_Supplied records_
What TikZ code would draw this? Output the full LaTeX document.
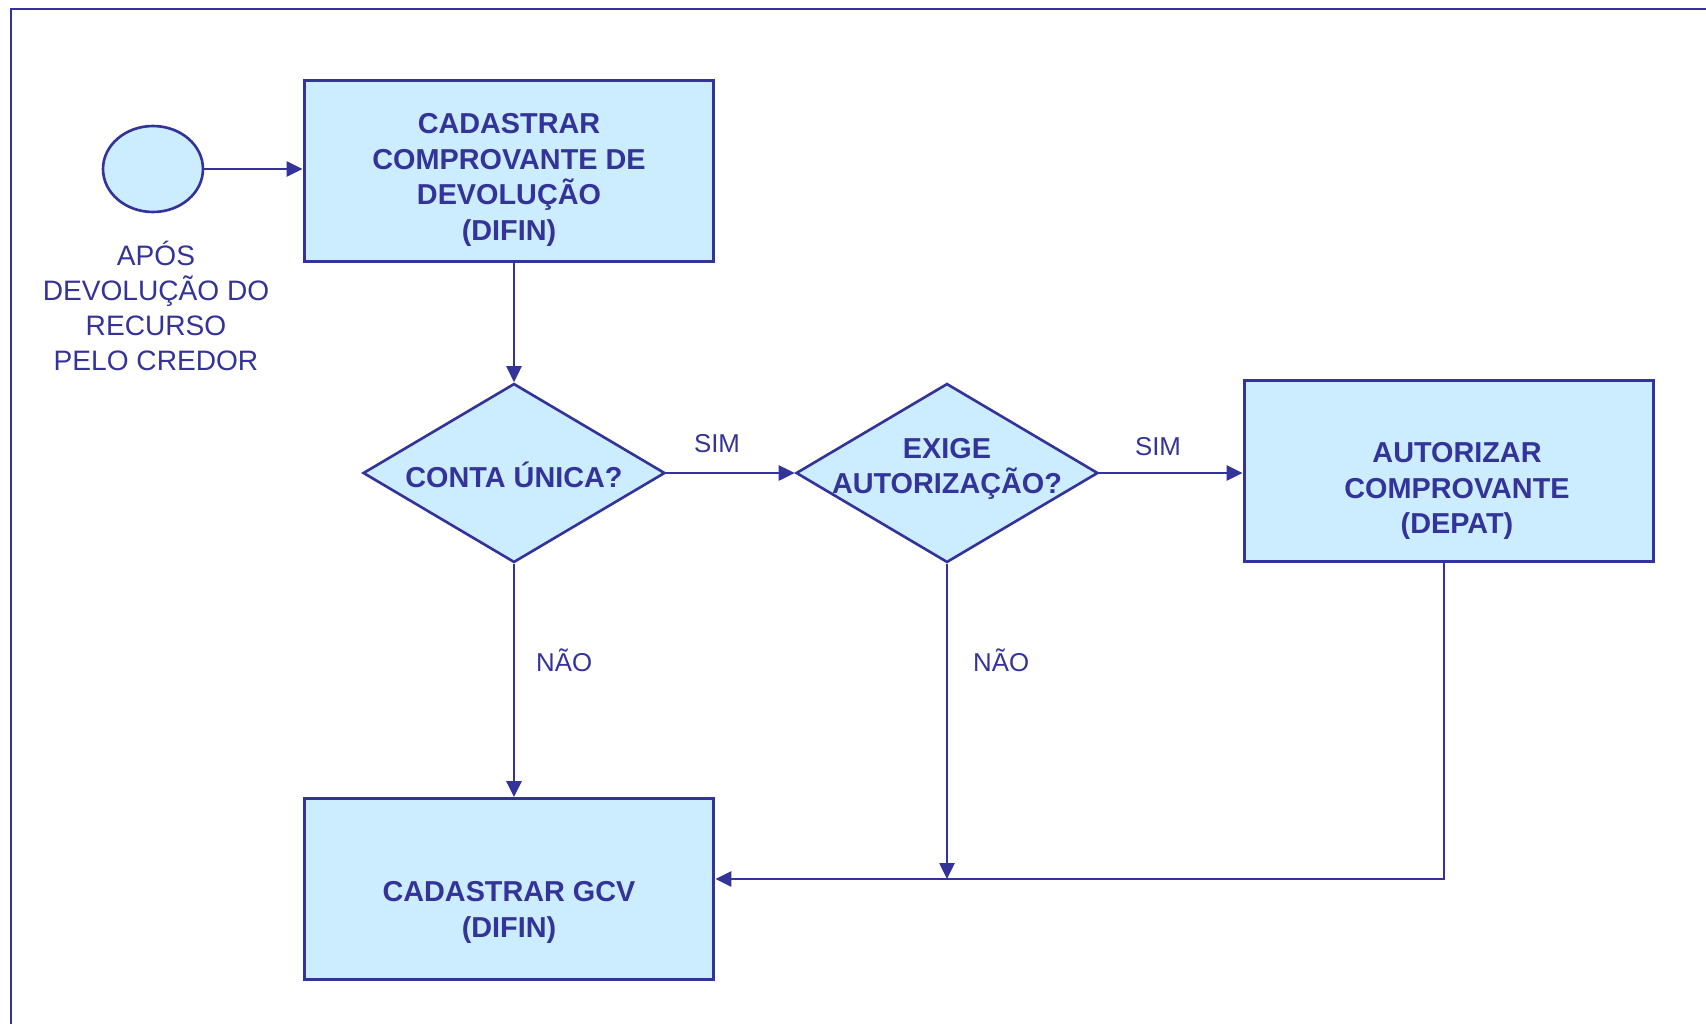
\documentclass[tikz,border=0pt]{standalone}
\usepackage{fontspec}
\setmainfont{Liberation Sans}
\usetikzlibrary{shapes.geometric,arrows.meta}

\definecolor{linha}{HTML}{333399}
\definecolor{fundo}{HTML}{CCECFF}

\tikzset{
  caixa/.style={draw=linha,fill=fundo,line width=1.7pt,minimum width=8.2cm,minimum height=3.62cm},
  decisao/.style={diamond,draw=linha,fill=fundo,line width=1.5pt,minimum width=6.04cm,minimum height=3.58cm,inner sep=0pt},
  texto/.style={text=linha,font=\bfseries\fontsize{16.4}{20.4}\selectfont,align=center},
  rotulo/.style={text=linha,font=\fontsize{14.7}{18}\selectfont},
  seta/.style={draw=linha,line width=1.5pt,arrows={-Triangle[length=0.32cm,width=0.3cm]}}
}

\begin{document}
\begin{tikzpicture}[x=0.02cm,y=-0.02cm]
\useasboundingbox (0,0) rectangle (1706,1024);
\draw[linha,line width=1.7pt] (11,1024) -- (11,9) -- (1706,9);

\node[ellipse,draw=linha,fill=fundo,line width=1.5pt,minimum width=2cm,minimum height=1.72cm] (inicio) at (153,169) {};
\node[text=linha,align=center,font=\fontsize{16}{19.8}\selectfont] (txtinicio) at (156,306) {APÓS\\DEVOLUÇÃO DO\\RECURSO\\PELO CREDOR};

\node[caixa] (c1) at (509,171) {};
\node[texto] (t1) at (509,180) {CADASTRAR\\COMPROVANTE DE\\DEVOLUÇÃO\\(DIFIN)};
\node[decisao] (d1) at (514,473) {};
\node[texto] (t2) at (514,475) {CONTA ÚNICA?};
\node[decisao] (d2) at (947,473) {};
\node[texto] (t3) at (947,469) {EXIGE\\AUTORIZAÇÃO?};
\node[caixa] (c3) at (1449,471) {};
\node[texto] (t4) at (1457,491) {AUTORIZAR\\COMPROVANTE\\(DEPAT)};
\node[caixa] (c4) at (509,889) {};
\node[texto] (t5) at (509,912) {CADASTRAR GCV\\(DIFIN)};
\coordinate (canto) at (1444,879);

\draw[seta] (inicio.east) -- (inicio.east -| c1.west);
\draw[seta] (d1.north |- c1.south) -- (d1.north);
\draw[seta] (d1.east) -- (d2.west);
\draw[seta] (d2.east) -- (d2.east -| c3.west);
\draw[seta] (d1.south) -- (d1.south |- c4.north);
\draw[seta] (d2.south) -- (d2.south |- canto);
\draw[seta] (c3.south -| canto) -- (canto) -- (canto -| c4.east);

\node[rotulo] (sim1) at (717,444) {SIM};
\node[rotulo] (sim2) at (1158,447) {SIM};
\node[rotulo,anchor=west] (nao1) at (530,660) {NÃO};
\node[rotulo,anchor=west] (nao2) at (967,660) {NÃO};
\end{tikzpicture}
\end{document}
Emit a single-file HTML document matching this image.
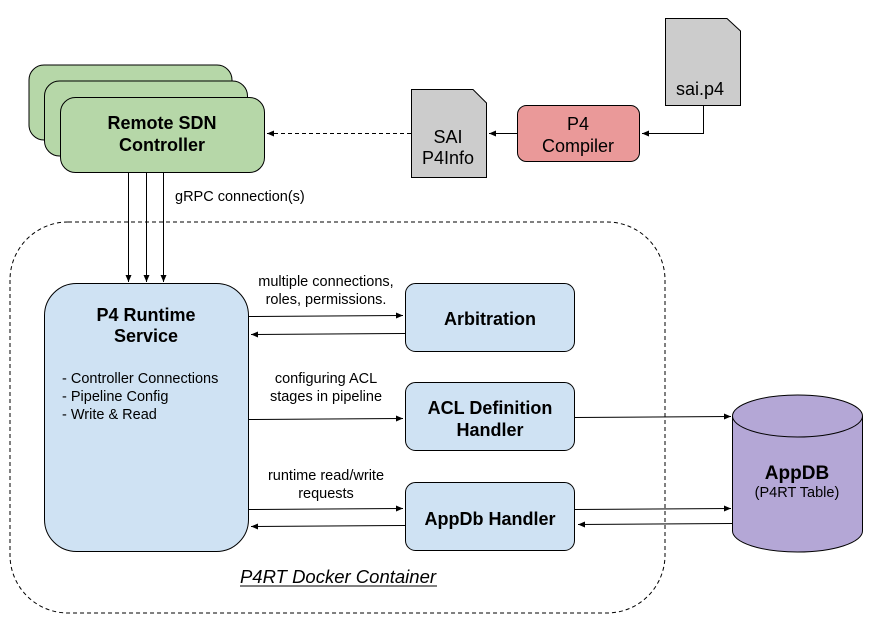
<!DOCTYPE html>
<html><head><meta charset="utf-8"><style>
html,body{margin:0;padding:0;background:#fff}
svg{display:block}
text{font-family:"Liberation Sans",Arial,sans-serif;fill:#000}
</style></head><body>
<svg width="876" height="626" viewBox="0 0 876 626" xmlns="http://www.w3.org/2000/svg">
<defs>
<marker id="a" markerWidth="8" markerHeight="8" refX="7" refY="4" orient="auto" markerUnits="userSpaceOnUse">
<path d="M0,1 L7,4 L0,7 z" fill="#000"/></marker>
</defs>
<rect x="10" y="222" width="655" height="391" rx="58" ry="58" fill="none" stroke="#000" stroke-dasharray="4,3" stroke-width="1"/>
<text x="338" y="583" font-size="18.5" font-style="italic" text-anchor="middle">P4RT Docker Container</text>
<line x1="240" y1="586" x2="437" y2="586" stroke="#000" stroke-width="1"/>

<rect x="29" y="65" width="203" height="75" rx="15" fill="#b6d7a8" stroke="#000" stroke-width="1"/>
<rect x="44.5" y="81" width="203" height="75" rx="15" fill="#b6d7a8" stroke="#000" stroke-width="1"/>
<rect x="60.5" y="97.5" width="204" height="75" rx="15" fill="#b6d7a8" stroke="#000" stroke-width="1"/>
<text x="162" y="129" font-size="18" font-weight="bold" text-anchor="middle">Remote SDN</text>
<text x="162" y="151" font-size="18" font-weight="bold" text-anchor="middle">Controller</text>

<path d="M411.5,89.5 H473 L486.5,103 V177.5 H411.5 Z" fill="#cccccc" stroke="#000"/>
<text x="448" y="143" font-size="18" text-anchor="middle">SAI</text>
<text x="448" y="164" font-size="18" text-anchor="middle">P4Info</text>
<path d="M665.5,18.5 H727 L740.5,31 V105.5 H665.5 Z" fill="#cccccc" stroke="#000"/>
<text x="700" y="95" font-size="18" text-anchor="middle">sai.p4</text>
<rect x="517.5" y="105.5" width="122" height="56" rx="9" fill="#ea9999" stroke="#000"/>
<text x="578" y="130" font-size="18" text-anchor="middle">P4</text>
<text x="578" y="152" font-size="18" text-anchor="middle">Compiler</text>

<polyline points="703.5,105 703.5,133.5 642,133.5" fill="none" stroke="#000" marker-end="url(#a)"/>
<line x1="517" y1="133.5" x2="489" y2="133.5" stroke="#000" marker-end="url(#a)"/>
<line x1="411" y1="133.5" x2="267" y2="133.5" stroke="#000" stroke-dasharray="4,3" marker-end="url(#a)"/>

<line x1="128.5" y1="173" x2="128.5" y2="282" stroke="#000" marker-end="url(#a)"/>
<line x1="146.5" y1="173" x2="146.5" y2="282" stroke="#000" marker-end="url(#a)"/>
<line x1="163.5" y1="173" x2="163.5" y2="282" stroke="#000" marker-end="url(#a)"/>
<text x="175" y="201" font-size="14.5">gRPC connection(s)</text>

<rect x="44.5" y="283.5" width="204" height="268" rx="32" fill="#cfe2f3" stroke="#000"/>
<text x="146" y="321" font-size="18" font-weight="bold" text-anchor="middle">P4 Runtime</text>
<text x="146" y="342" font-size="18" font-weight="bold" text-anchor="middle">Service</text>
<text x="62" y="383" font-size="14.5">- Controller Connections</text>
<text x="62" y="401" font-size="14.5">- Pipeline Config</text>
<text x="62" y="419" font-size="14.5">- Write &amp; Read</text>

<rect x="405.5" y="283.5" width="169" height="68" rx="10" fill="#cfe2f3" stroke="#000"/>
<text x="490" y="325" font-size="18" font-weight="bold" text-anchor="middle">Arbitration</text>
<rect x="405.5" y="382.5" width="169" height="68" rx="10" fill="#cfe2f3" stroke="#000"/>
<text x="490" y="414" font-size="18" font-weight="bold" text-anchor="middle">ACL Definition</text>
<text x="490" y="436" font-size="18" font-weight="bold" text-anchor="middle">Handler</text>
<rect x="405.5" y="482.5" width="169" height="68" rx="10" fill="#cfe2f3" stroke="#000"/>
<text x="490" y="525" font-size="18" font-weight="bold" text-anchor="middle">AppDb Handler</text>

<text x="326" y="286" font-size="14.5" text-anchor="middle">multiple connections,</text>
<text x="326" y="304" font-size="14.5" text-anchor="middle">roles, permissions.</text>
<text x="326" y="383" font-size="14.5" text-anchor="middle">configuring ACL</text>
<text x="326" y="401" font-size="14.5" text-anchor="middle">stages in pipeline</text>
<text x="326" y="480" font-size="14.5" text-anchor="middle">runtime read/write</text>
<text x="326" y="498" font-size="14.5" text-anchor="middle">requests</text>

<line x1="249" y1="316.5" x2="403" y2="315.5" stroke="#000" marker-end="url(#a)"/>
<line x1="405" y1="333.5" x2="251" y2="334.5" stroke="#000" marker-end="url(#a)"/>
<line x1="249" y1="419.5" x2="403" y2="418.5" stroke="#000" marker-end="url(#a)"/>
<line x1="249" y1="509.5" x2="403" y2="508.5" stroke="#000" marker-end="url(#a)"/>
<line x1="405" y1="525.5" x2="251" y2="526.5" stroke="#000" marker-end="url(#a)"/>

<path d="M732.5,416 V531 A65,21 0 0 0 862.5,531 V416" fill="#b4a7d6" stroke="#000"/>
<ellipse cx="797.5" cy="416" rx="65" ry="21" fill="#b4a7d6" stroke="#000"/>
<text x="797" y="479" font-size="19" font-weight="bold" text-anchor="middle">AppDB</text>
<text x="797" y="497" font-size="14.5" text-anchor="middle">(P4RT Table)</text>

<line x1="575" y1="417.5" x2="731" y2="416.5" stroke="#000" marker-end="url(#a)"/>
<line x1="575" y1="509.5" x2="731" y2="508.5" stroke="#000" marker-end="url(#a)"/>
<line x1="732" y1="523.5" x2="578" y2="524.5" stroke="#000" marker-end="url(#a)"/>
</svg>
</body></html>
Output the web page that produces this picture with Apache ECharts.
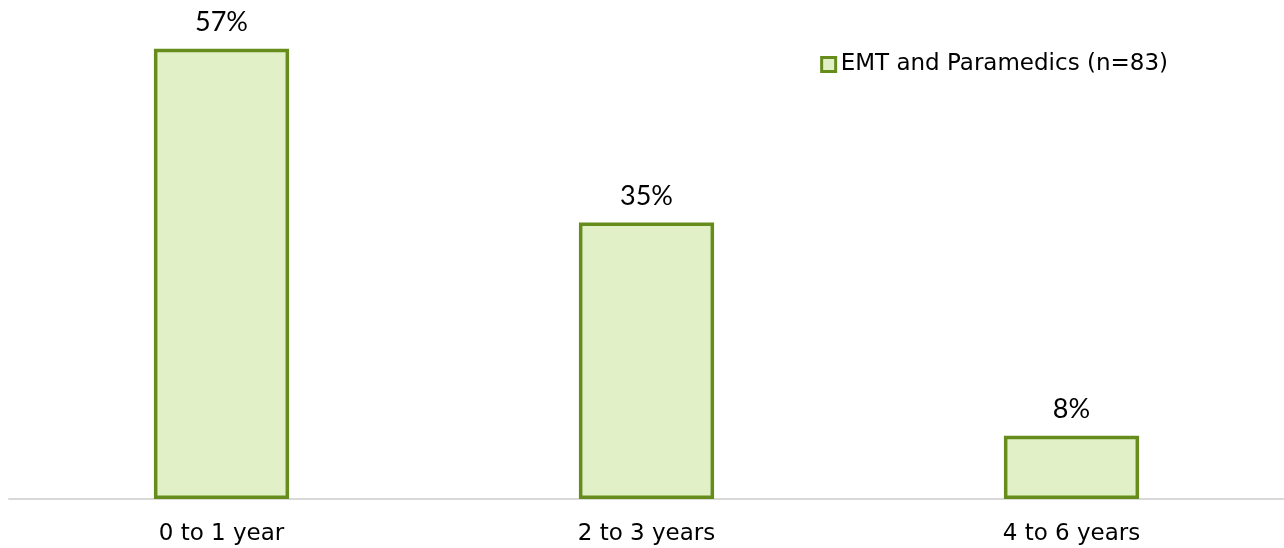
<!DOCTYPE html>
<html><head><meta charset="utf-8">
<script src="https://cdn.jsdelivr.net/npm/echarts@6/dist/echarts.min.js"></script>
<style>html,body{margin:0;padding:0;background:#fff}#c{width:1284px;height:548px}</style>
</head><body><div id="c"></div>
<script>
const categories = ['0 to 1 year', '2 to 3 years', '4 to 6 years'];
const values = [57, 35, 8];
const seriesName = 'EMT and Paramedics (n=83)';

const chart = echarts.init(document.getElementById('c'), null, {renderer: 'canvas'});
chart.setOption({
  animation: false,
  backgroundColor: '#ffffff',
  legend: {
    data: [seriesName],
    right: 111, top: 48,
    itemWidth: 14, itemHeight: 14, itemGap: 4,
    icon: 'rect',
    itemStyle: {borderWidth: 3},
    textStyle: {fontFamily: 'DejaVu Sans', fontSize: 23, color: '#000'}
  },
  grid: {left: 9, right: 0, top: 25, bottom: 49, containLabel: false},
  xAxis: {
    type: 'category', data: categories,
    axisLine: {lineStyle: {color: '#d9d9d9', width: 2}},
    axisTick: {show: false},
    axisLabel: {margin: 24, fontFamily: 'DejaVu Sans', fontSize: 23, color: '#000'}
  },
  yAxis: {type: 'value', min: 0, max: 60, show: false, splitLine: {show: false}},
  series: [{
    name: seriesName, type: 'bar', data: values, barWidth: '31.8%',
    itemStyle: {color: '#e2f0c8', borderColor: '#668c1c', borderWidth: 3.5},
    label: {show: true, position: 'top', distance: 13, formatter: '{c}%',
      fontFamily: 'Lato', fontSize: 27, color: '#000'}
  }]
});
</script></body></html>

_Set problem_
Collect each line of the entries that has the word "Output", copying it in full.

_Result_
What TikZ code would draw this? Output the full LaTeX document.
Output the web page that produces this picture with Apache ECharts.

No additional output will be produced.